PROMPT ▸
Set down only those lines that fall from the line containing "Emit a component" through the line containing "Chart.register(...registerables);", unchanged and without pictures.

EXTRACTED DATA ▸
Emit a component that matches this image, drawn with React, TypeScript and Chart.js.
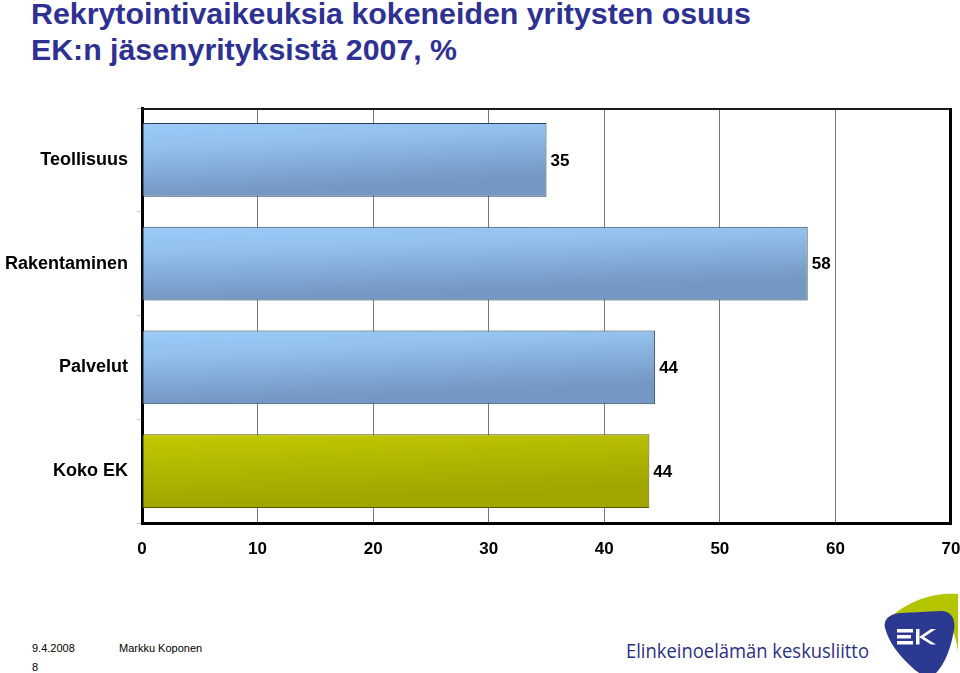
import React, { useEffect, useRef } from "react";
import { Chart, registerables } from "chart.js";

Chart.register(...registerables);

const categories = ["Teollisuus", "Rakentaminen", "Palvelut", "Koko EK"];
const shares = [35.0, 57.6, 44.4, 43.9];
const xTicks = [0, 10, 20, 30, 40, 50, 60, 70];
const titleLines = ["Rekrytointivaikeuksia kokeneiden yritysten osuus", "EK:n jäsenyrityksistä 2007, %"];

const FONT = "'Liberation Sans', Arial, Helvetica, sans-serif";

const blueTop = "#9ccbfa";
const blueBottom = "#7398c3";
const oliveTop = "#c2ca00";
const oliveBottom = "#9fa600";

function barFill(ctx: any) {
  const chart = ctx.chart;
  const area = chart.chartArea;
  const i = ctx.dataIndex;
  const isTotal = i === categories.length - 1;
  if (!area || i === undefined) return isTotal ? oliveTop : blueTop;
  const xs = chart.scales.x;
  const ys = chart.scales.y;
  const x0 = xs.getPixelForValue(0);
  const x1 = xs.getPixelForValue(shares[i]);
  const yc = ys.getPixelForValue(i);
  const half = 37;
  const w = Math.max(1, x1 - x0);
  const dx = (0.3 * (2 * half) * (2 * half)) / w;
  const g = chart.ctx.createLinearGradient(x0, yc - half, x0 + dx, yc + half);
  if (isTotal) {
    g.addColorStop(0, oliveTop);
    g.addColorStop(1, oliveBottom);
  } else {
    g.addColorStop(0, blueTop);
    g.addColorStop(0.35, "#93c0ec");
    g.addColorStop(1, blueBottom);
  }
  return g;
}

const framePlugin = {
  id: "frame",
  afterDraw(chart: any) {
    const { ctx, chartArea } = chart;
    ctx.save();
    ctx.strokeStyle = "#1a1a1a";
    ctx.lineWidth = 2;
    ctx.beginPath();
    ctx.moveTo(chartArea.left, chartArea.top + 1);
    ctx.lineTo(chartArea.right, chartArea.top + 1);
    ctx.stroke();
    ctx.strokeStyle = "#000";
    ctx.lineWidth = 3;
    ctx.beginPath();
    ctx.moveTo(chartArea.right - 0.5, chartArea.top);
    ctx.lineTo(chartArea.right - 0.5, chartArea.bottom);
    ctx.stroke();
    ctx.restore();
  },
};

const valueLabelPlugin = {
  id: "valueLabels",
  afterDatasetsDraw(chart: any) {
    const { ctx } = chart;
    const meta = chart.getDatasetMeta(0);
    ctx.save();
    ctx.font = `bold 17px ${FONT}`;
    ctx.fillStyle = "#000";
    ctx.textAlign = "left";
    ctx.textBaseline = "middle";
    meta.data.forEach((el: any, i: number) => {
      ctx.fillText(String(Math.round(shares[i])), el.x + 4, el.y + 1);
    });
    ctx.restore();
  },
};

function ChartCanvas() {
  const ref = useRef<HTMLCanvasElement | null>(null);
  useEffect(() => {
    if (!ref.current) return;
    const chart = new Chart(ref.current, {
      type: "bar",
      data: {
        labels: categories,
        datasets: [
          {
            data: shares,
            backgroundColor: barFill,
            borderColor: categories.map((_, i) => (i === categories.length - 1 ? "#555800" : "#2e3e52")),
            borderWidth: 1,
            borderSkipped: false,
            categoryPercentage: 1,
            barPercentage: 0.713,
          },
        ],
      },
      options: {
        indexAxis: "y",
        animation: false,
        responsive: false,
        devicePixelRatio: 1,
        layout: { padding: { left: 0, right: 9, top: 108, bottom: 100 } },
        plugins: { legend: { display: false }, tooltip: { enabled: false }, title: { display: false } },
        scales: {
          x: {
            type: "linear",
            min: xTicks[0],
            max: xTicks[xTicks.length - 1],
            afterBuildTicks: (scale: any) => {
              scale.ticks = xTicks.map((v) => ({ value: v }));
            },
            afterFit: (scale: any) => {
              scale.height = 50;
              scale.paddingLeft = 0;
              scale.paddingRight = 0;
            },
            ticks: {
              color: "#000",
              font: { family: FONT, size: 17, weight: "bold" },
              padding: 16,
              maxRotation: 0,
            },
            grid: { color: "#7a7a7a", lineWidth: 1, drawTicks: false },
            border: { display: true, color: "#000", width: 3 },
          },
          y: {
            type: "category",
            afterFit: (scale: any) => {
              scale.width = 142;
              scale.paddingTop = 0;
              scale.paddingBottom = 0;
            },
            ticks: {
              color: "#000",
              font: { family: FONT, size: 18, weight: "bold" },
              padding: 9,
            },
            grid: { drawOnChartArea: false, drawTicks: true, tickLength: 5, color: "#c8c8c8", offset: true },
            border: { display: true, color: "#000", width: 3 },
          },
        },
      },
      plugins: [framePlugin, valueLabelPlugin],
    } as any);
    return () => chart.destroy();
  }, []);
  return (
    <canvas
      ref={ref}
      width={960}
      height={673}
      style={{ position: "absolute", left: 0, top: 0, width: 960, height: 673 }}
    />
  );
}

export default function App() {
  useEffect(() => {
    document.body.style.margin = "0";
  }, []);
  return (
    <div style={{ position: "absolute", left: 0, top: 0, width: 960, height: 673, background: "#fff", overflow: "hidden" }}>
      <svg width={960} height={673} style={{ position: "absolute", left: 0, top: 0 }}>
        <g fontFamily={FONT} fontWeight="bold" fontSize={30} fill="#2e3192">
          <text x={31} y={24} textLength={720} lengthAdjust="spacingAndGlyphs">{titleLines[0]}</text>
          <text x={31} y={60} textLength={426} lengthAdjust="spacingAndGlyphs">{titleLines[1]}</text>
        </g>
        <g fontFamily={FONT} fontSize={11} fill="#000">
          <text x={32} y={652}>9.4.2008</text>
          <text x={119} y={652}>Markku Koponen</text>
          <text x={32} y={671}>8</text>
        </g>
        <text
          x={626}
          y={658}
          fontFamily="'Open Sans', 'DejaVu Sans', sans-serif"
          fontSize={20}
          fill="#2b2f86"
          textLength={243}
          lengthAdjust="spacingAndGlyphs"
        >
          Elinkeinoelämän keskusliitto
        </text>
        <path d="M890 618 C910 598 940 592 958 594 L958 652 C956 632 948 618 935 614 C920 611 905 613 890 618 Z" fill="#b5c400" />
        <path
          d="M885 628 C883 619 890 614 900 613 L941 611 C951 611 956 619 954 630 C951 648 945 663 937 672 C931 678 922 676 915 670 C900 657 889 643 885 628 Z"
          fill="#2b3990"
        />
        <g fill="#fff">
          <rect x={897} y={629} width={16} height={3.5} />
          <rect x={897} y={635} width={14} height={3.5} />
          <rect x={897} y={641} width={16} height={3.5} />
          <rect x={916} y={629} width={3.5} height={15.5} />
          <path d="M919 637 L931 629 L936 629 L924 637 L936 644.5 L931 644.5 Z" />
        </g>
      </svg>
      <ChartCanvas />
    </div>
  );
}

* * *

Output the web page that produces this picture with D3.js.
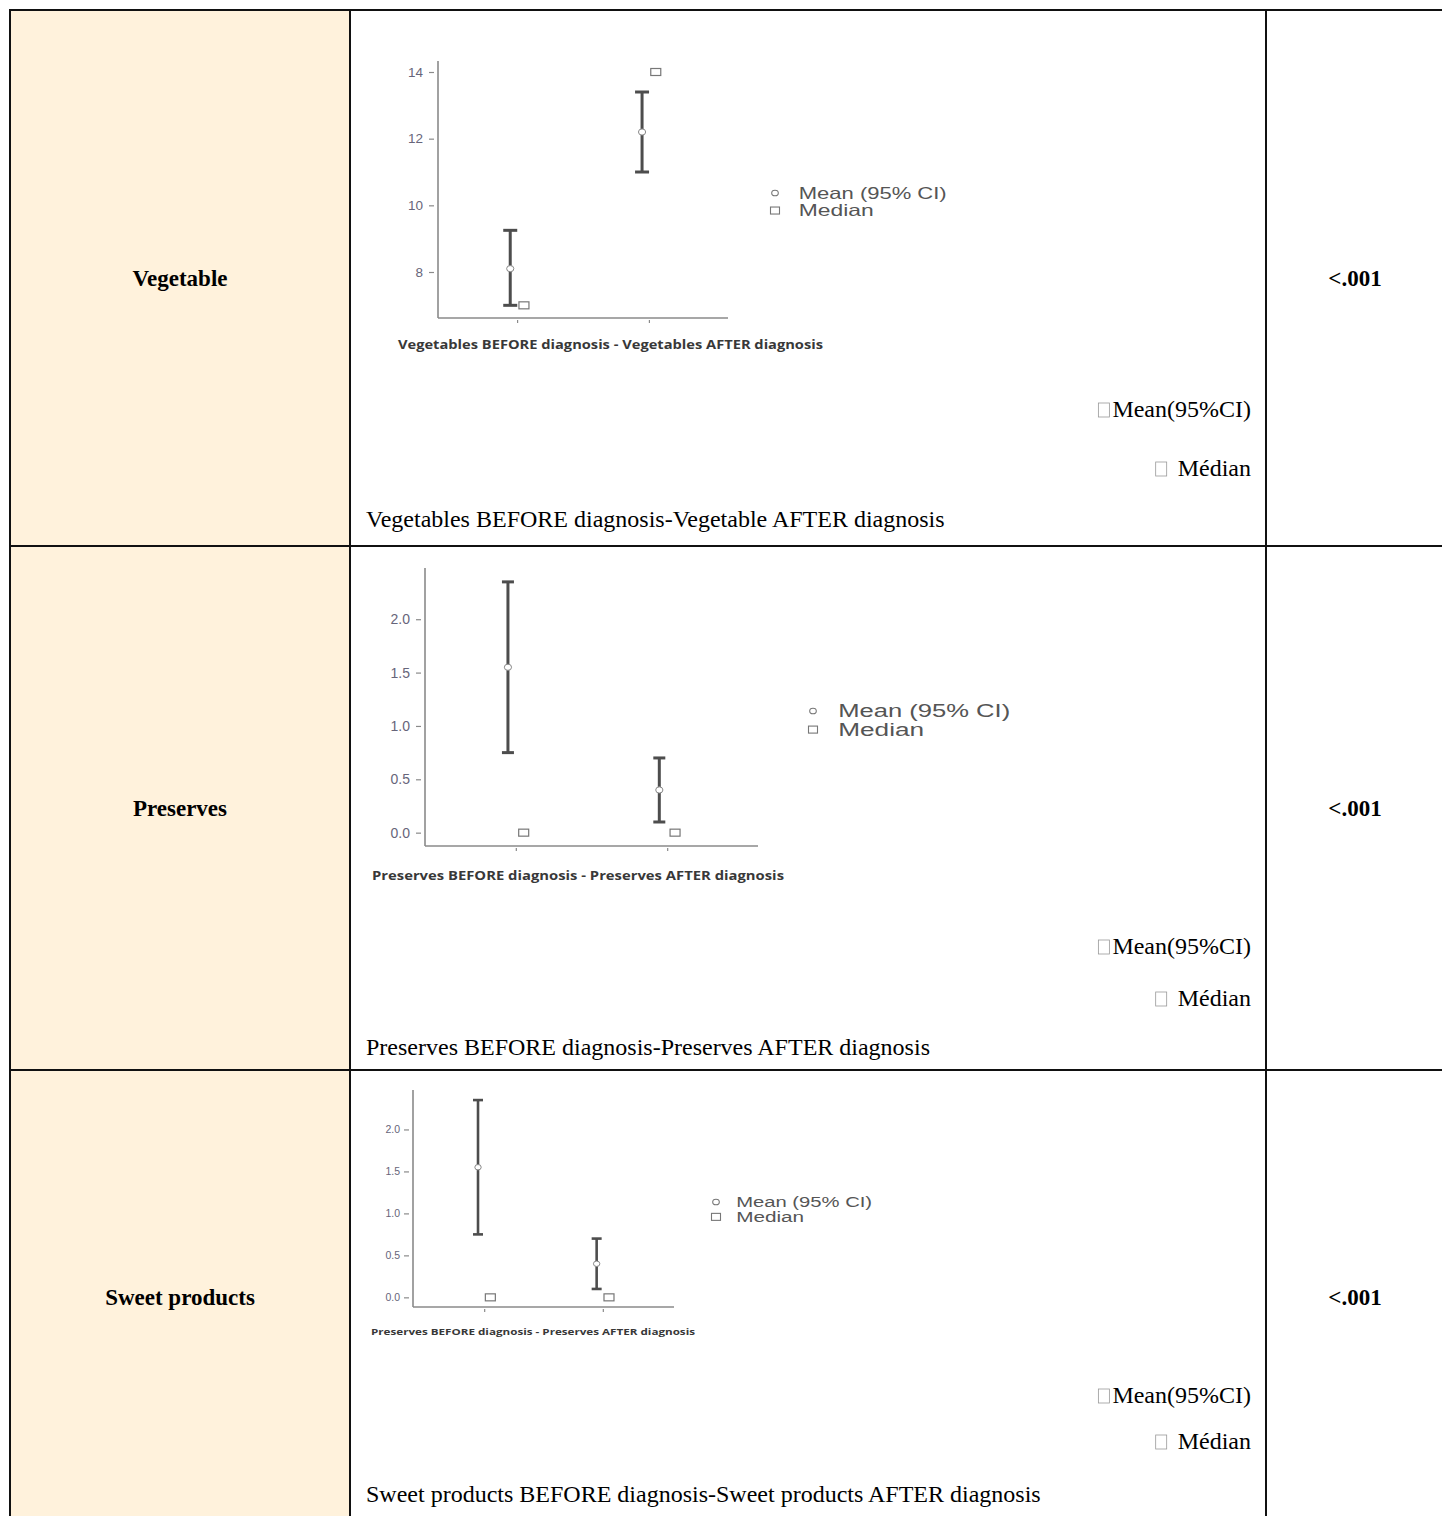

--

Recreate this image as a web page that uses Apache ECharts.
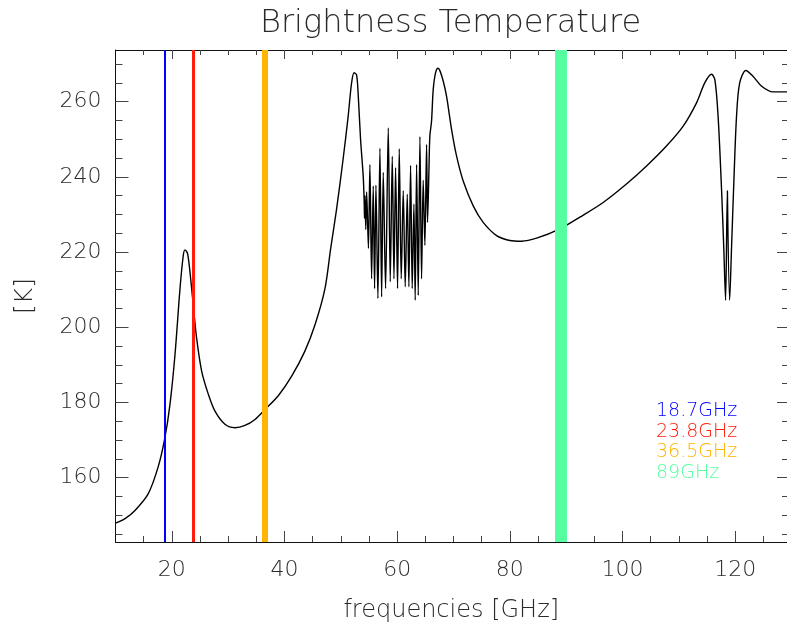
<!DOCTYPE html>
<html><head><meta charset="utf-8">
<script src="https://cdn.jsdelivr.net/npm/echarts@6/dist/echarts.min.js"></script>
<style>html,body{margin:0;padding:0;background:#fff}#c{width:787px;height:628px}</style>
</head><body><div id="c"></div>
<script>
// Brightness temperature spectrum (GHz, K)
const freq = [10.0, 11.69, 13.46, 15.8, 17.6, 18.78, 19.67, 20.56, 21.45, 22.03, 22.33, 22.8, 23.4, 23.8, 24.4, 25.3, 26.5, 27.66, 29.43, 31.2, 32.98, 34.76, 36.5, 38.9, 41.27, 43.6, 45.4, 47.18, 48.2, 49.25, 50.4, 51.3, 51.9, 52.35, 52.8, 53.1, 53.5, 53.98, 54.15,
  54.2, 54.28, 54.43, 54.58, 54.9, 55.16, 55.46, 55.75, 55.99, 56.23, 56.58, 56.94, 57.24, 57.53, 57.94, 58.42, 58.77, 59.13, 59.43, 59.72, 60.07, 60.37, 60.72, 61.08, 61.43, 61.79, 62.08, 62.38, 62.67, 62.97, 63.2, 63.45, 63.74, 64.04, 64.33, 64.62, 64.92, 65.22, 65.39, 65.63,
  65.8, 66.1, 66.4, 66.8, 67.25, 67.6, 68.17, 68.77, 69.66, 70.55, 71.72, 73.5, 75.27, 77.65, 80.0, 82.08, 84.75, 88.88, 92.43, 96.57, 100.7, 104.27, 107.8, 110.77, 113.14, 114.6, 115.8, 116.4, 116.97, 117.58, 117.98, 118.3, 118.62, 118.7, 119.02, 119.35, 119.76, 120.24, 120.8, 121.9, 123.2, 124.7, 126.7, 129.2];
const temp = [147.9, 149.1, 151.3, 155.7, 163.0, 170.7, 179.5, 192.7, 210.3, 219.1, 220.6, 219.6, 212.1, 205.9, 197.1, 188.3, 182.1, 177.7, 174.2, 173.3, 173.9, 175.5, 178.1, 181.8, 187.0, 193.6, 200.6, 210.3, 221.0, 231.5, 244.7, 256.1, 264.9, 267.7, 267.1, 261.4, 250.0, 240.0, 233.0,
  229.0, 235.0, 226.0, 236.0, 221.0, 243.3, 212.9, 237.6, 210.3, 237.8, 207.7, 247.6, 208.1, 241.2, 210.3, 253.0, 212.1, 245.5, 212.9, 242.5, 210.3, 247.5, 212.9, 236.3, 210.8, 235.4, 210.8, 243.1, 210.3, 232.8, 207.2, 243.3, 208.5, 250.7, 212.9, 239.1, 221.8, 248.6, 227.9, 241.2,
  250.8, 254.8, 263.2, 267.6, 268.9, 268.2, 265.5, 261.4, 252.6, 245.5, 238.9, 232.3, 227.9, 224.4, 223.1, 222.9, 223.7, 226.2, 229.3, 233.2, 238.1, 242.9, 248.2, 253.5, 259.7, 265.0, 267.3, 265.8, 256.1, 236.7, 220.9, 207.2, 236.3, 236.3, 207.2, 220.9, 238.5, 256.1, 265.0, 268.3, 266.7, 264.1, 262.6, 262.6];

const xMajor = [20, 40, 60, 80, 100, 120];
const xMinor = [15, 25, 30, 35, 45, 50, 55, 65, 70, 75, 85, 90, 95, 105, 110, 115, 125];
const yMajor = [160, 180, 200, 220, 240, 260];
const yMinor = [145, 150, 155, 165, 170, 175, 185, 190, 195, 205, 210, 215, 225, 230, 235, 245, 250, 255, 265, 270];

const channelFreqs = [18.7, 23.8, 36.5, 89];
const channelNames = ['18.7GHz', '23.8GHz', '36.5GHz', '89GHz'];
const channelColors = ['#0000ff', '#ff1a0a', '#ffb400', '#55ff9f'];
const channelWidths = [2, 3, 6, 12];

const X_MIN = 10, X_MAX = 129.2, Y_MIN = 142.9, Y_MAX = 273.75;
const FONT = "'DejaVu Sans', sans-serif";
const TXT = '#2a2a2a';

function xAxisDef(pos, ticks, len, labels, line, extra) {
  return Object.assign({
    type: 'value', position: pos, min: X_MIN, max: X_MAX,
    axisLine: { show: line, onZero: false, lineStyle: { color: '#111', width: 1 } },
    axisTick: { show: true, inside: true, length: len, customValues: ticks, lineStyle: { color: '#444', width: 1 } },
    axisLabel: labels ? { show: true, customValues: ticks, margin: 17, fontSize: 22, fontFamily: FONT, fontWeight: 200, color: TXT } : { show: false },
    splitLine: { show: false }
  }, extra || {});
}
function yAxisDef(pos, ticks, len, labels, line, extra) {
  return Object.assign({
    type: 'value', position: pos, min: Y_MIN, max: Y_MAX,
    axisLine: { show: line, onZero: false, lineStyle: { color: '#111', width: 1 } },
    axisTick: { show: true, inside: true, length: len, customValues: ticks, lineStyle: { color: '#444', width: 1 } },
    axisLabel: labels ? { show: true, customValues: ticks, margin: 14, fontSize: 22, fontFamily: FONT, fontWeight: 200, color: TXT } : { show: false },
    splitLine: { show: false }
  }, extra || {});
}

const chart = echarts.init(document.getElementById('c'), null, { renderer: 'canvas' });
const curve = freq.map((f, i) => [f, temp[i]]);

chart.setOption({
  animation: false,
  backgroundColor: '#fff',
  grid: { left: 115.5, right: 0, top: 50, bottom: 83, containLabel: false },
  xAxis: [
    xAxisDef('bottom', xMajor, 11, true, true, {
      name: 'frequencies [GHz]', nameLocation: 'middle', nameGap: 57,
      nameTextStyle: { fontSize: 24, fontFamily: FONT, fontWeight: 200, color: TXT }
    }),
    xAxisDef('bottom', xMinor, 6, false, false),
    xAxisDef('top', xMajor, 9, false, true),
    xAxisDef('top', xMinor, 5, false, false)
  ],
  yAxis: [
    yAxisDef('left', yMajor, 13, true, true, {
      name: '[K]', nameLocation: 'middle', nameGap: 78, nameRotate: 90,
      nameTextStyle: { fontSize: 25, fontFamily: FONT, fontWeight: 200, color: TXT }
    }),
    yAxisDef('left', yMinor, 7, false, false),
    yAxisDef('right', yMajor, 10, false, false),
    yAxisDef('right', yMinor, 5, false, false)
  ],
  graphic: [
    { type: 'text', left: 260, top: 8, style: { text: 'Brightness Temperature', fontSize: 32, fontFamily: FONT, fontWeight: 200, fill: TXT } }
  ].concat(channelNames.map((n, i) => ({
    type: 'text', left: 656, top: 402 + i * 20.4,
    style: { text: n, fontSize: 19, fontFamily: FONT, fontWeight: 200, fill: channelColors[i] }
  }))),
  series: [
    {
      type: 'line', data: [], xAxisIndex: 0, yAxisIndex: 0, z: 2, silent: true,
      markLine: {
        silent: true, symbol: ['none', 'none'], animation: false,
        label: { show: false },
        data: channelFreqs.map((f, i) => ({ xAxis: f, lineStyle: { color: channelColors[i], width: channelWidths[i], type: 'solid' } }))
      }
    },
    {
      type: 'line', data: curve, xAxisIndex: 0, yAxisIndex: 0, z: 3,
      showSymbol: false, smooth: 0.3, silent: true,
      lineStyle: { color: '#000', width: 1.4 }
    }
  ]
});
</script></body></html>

ANSWER BELOW ▸
Emit a component that matches this image, drawn with React, TypeScript and Chart.js.
import React, { useEffect, useRef } from "react";
import { Chart, registerables } from "chart.js";

Chart.register(...registerables);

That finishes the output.